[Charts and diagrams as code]
==========

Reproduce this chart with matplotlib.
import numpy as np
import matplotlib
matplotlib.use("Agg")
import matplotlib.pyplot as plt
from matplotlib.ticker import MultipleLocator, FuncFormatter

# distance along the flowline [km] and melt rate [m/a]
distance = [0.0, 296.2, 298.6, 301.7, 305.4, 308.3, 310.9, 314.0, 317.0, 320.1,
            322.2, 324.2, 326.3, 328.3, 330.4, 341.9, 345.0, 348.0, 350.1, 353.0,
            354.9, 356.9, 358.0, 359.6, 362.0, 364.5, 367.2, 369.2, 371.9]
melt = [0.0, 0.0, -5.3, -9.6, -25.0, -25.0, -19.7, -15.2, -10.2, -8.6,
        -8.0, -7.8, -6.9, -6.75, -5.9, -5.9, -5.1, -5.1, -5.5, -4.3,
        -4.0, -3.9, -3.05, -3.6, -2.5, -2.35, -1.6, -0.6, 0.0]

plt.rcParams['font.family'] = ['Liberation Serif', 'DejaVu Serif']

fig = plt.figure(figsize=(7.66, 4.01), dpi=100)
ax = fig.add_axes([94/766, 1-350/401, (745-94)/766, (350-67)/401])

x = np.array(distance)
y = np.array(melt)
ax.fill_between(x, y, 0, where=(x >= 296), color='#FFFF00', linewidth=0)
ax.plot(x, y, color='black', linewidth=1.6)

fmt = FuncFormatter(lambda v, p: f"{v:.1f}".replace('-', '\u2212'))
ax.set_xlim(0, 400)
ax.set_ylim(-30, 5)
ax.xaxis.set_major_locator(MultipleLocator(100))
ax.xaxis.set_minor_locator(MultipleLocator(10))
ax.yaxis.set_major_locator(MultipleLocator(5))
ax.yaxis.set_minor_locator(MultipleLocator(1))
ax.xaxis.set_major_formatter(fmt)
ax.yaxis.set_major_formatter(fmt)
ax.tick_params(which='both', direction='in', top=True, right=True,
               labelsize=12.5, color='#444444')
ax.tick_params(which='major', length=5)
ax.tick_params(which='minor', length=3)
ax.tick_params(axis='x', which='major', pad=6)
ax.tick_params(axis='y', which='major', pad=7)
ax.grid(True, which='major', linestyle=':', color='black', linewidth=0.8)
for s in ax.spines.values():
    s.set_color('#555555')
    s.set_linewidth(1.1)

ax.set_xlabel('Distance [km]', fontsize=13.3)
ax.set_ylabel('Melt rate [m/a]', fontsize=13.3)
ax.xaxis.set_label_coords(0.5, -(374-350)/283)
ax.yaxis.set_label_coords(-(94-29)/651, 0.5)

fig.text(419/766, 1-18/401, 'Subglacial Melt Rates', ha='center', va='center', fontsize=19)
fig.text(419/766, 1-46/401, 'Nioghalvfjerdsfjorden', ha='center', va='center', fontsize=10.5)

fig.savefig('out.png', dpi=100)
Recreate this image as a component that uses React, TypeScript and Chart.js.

==========

**Problem statement**. Transcribe the whole listing with nothing added or left out.

**Complete output**.
Reproduce this chart with matplotlib.
import numpy as np
import matplotlib
matplotlib.use("Agg")
import matplotlib.pyplot as plt
from matplotlib.ticker import MultipleLocator, FuncFormatter

# distance along the flowline [km] and melt rate [m/a]
distance = [0.0, 296.2, 298.6, 301.7, 305.4, 308.3, 310.9, 314.0, 317.0, 320.1,
            322.2, 324.2, 326.3, 328.3, 330.4, 341.9, 345.0, 348.0, 350.1, 353.0,
            354.9, 356.9, 358.0, 359.6, 362.0, 364.5, 367.2, 369.2, 371.9]
melt = [0.0, 0.0, -5.3, -9.6, -25.0, -25.0, -19.7, -15.2, -10.2, -8.6,
        -8.0, -7.8, -6.9, -6.75, -5.9, -5.9, -5.1, -5.1, -5.5, -4.3,
        -4.0, -3.9, -3.05, -3.6, -2.5, -2.35, -1.6, -0.6, 0.0]

plt.rcParams['font.family'] = ['Liberation Serif', 'DejaVu Serif']

fig = plt.figure(figsize=(7.66, 4.01), dpi=100)
ax = fig.add_axes([94/766, 1-350/401, (745-94)/766, (350-67)/401])

x = np.array(distance)
y = np.array(melt)
ax.fill_between(x, y, 0, where=(x >= 296), color='#FFFF00', linewidth=0)
ax.plot(x, y, color='black', linewidth=1.6)

fmt = FuncFormatter(lambda v, p: f"{v:.1f}".replace('-', '\u2212'))
ax.set_xlim(0, 400)
ax.set_ylim(-30, 5)
ax.xaxis.set_major_locator(MultipleLocator(100))
ax.xaxis.set_minor_locator(MultipleLocator(10))
ax.yaxis.set_major_locator(MultipleLocator(5))
ax.yaxis.set_minor_locator(MultipleLocator(1))
ax.xaxis.set_major_formatter(fmt)
ax.yaxis.set_major_formatter(fmt)
ax.tick_params(which='both', direction='in', top=True, right=True,
               labelsize=12.5, color='#444444')
ax.tick_params(which='major', length=5)
ax.tick_params(which='minor', length=3)
ax.tick_params(axis='x', which='major', pad=6)
ax.tick_params(axis='y', which='major', pad=7)
ax.grid(True, which='major', linestyle=':', color='black', linewidth=0.8)
for s in ax.spines.values():
    s.set_color('#555555')
    s.set_linewidth(1.1)

ax.set_xlabel('Distance [km]', fontsize=13.3)
ax.set_ylabel('Melt rate [m/a]', fontsize=13.3)
ax.xaxis.set_label_coords(0.5, -(374-350)/283)
ax.yaxis.set_label_coords(-(94-29)/651, 0.5)

fig.text(419/766, 1-18/401, 'Subglacial Melt Rates', ha='center', va='center', fontsize=19)
fig.text(419/766, 1-46/401, 'Nioghalvfjerdsfjorden', ha='center', va='center', fontsize=10.5)

fig.savefig('out.png', dpi=100)
Recreate this image as a component that uses React, TypeScript and Chart.js.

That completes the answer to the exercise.